逆日歩が本当に少額で収まるのなら、制度信用を積極的に使っていくことも検討の価値はあります。逆日歩を正確に予測することはできませんが、逆日歩の上限(最高逆日歩)は決まっています。最高逆日歩についてご関心があれば、こちらの記事をご覧ください。

コメント

  1. ナガサキ より:

    質問ですが申告分離課税を選択すれば、配当所得と株式譲渡損失(配当落調整金はここに含まれる)を損益通算できます とありますがこの場合で同じ金額の場合はその金額が還付されますか? なお住民税は申告不要にします。

    • ナガサキさん、質問ありがとうございます。所得税(国税)で申告分離課税を選択した場合、仮に、上場株式等の配当所得の総額と、上場株式等の株式等譲渡損失の総額が同額であれば、源泉徴収された配当所得に対する所得税は、その全額が還付されるはずです。国税庁の確定申告コーナーで特定口座年間取引報告書の数字を打ち込めば、還付額が確かめられるはずですよ。住民税は申告不要とのことですので、証券会社により特別徴収された住民税(配当割)は戻ってこないと思います。

  2. 谷口 より:

    記事の趣旨とは異なるかもしれませんが、質問させていただきます。もしよければご見解をうかがえますと幸いです。

    保有している株の配当を受け取っているほか、いわゆる優待クロス(一般信用)による配当と、配当落調整金があります。特定口座で、源泉徴収有です。
    (優待クロスの買いと売りは全て同一証券口座内)
    配当控除を受けるために、確定申告を行っています。

    優待クロスで生じている支払い超過分は、すでに証券口座内で還付を受けているため、所得税に限って言えば、優待クロスによる支払い超過は解消されたうえで、保有株の配当と、優待クロスの買い分の配当について、配当控除の還付を受けられているという認識で合っているでしょうか。
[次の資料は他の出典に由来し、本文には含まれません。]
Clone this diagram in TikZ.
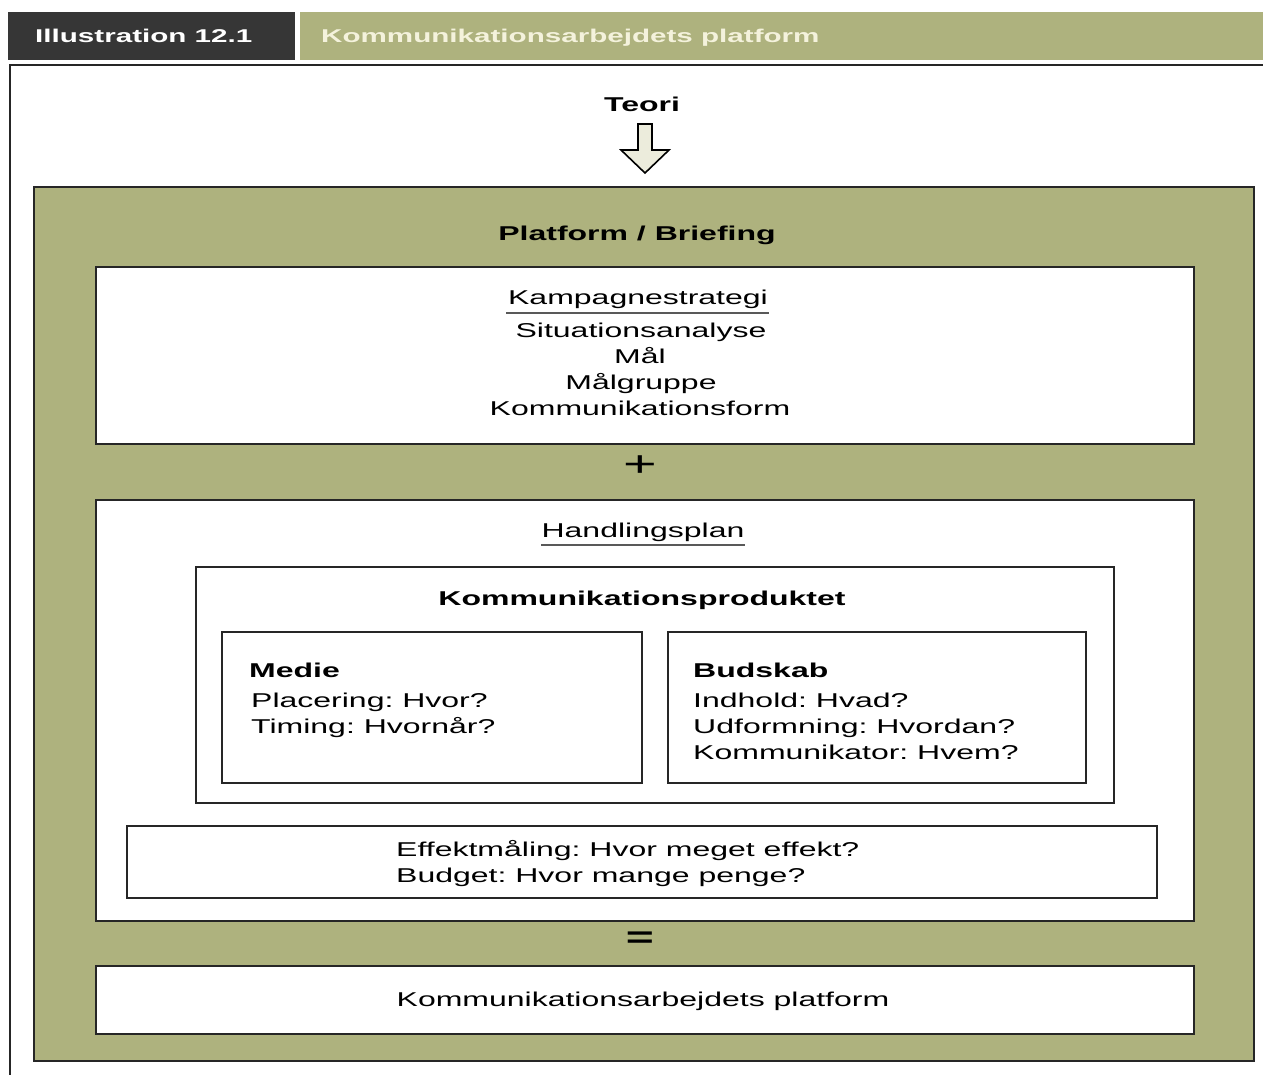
\documentclass[tikz,border=0pt]{standalone}
\usepackage{fontspec}
\setmainfont{Liberation Sans}[FakeStretch=1.6]
\definecolor{olive}{HTML}{AEB27E}
\definecolor{darkhead}{HTML}{363636}
\definecolor{cream}{HTML}{F4F2DC}
\definecolor{arrowfill}{HTML}{ECECDC}
\tikzset{
  box/.style={draw=black!85, line width=1.6pt, fill=white},
  txt/.style={inner sep=0pt, font=\frenchspacing\fontsize{20}{26}\selectfont},
  btxt/.style={inner sep=0pt, font=\frenchspacing\fontsize{20}{26}\selectfont\bfseries},
  htxt/.style={inner sep=0pt, font=\frenchspacing\fontsize{18.5}{24}\selectfont\bfseries},
  ul/.style={draw=black!65, line width=2pt},
}
\begin{document}
\begin{tikzpicture}[x=1pt,y=-1pt]
\useasboundingbox (0,0) rectangle (1263,1075);
\fill[white] (0,0) rectangle (1263,1075);
% header
\fill[darkhead] (8,12) rectangle (295,60);
\fill[olive] (300,12) rectangle (1263,60);
\node[htxt, anchor=base west, text=white] (ill) at (35,43) {Illustration 12.1};
\node[htxt, anchor=base west, text=cream] (title) at (321,43) {Kommunikationsarbejdets platform};
% outer frame
\draw[black!85, line width=1.6pt] (10,1075) -- (10,65) -- (1263,65);
% Teori
\node[btxt, anchor=base] (teori) at (642,112) {Teori};
\draw[black, line width=1.6pt, fill=arrowfill, line join=miter]
  (638,124) -- (652,124) -- (652,150) -- (669,150) -- (645,173) -- (621,150) -- (638,150) -- cycle;
% big olive box
\node[box, fill=olive, minimum width=1220pt, minimum height=874pt, anchor=north west] (platform) at (33,186) {};
\node[btxt, anchor=base] (pb) at (637,241) {Platform / Briefing};
% Kampagnestrategi
\node[box, minimum width=1098pt, minimum height=177pt, anchor=north west] (kamp) at (95,266) {};
\node[txt, anchor=base] (ks) at (638,305) {Kampagnestrategi};
\draw[ul] (506,313) -- (769,313);
\node[txt, anchor=base] (k1) at (641,337) {Situationsanalyse};
\node[txt, anchor=base] (k2) at (640,363) {Mål};
\node[txt, anchor=base] (k3) at (641,389) {Målgruppe};
\node[txt, anchor=base] (k4) at (640,415) {Kommunikationsform};
% plus
\node[inner sep=0pt, font=\fontsize{36}{36}\selectfont] (plus) at (640,466) {+};
% Handlingsplan
\node[box, minimum width=1098pt, minimum height=421pt, anchor=north west] (hand) at (95,499) {};
\node[txt, anchor=base] (hs) at (643,537) {Handlingsplan};
\draw[ul] (541,545) -- (745,545);
% Kommunikationsproduktet
\node[box, minimum width=918pt, minimum height=236pt, anchor=north west] (prod) at (195,566) {};
\node[btxt, anchor=base] (ps) at (642,605) {Kommunikationsproduktet};
% Medie
\node[box, minimum width=420pt, minimum height=151pt, anchor=north west] (medie) at (221,631) {};
\node[btxt, anchor=base west] (m0) at (249,677) {Medie};
\node[txt, anchor=base west] (m1) at (251,707) {Placering: Hvor?};
\node[txt, anchor=base west] (m2) at (251,733) {Timing: Hvornår?};
% Budskab
\node[box, minimum width=418pt, minimum height=151pt, anchor=north west] (budskab) at (667,631) {};
\node[btxt, anchor=base west] (b0) at (693,677) {Budskab};
\node[txt, anchor=base west] (b1) at (693,707) {Indhold: Hvad?};
\node[txt, anchor=base west] (b2) at (693,733) {Udformning: Hvordan?};
\node[txt, anchor=base west] (b3) at (693,759) {Kommunikator: Hvem?};
% Effekt
\node[box, minimum width=1030pt, minimum height=72pt, anchor=north west] (effekt) at (126,825) {};
\node[txt, anchor=base west] (e1) at (396,856) {Effektmåling: Hvor meget effekt?};
\node[txt, anchor=base west] (e2) at (396,882) {Budget: Hvor mange penge?};
% equals
\node[inner sep=0pt, font=\fontsize{30}{30}\selectfont\bfseries] (eq) at (640,940) {=};
% result
\node[box, minimum width=1098pt, minimum height=68pt, anchor=north west] (result) at (95,965) {};
\node[txt, anchor=base] (rs) at (643,1006) {Kommunikationsarbejdets platform};
\end{tikzpicture}
\end{document}
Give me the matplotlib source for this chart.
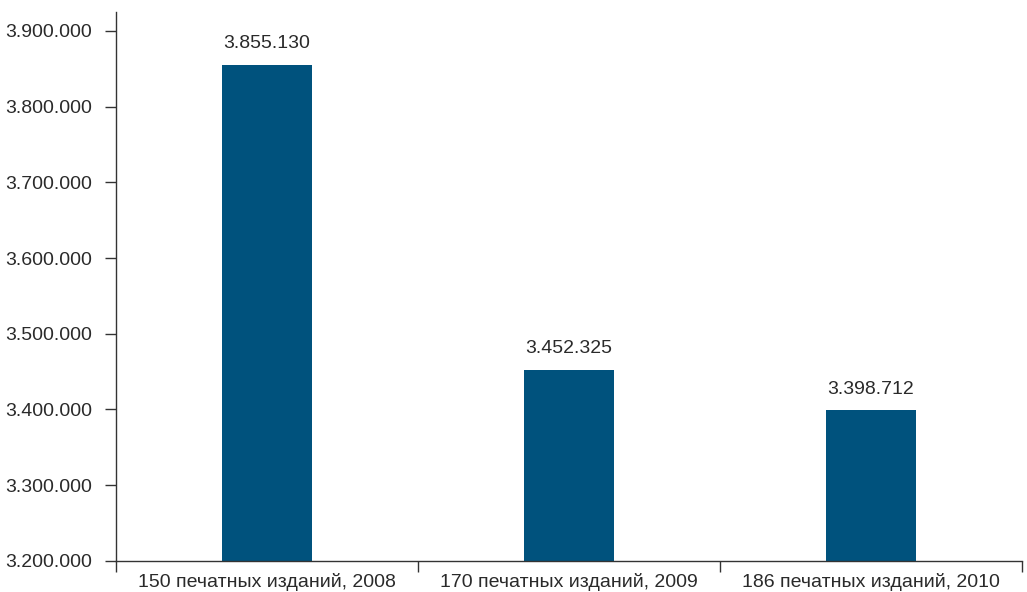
import matplotlib.pyplot as plt
from matplotlib.ticker import FuncFormatter, FixedLocator

categories = ['150 печатных изданий, 2008',
              '170 печатных изданий, 2009',
              '186 печатных изданий, 2010']
values = [3855130, 3452325, 3398712]
y_ticks = [3200000, 3300000, 3400000, 3500000, 3600000, 3700000, 3800000, 3900000]


def dot_fmt(v, pos=None):
    return '{:,.0f}'.format(v).replace(',', '.')


def create_chart():
    plt.rcParams['font.family'] = ['Liberation Sans', 'DejaVu Sans']
    text_color = '#2a2a2a'
    fig = plt.figure(figsize=(10.27, 5.92), dpi=100)
    ax = fig.add_axes([0.113, 0.0524, 0.882, 0.9276])
    x = list(range(len(categories)))
    ax.bar(x, values, width=0.3, color='#00527d')
    for xi, v in zip(x, values):
        ax.annotate(dot_fmt(v), (xi, v), xytext=(0, 9), textcoords='offset points',
                    ha='center', va='bottom', fontsize=14, color=text_color)

    ax.set_xlim(-0.5, 2.5)
    ax.set_ylim(3200000, 3925000)
    ax.set_yticks(y_ticks)
    ax.yaxis.set_major_formatter(FuncFormatter(dot_fmt))
    ax.set_xticks(x)
    ax.set_xticklabels(categories)
    ax.xaxis.set_minor_locator(FixedLocator([-0.5, 0.5, 1.5, 2.5]))
    ax.tick_params(axis='x', which='major', length=0, pad=9, labelsize=14, labelcolor=text_color)
    ax.tick_params(axis='x', which='minor', length=8, width=1, color='#333333')
    ax.tick_params(axis='y', length=8, width=1, color='#333333', labelsize=14,
                   labelcolor=text_color, pad=9)
    for side in ['top', 'right']:
        ax.spines[side].set_visible(False)
    for side in ['left', 'bottom']:
        ax.spines[side].set_color('#333333')
        ax.spines[side].set_linewidth(1)
    fig.savefig('out.png', dpi=100)


create_chart()
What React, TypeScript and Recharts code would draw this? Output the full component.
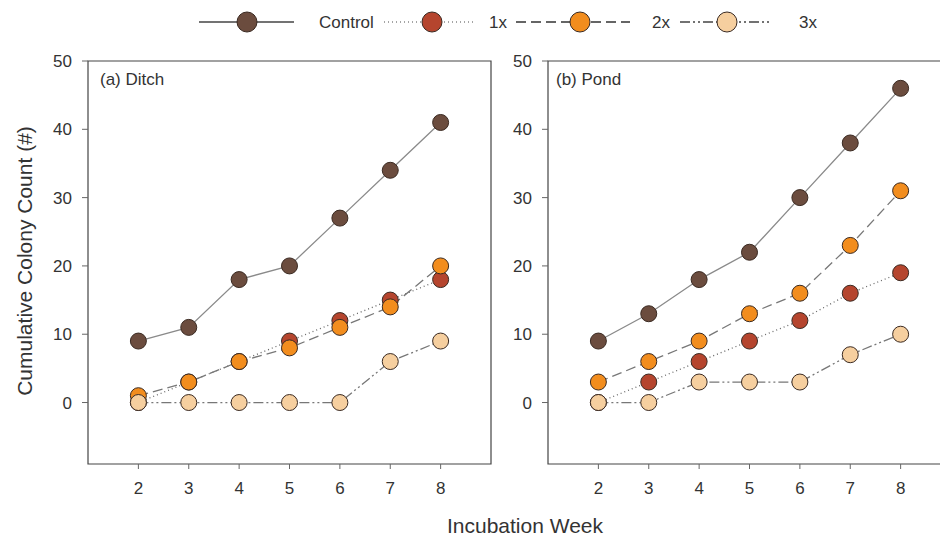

    • 質問ありがとうございます。回答が遅れました。
      配当所得で総合課税を選択すると、株式譲渡損失(←配当落調整金を含みます)との損益通算はできません。
      仮に証券会社の特定口座で損益通算された後でも、その配当所得を総合課税で年明けに申告すれば、損益通算されないものとして再計算されて改めて課税されます。
      ただし、総合課税を選択すれば配当控除が受けられますので、配当所得が少額の場合(課税所得で330万円?以下)、実質的に所得税が課税されない(配当控除のおかげで実質税税率がゼロになる)ことになります。(→したがって、すでに支払った所得税は還付される)
      一方で、損益通算されない株式譲渡損失は他の譲渡益と通算できますし、翌年度以降に繰り越すことも可能です。
      このように配当所得が少額の場合は、総合課税を選んだほうが得な場合があります。
      いずれにしても税法上の整理としては、配当所得について総合課税を選択すると、配当落調整金(=株式譲渡損)と損益通算されることはありません。

      • 谷口 より:

        証券口座内での還付と実際の申告での計算とがごっちゃになっていました。
        実際の数字を書き出したうえで、ご回答いただいた内容を確認したら頭の中が整理できました。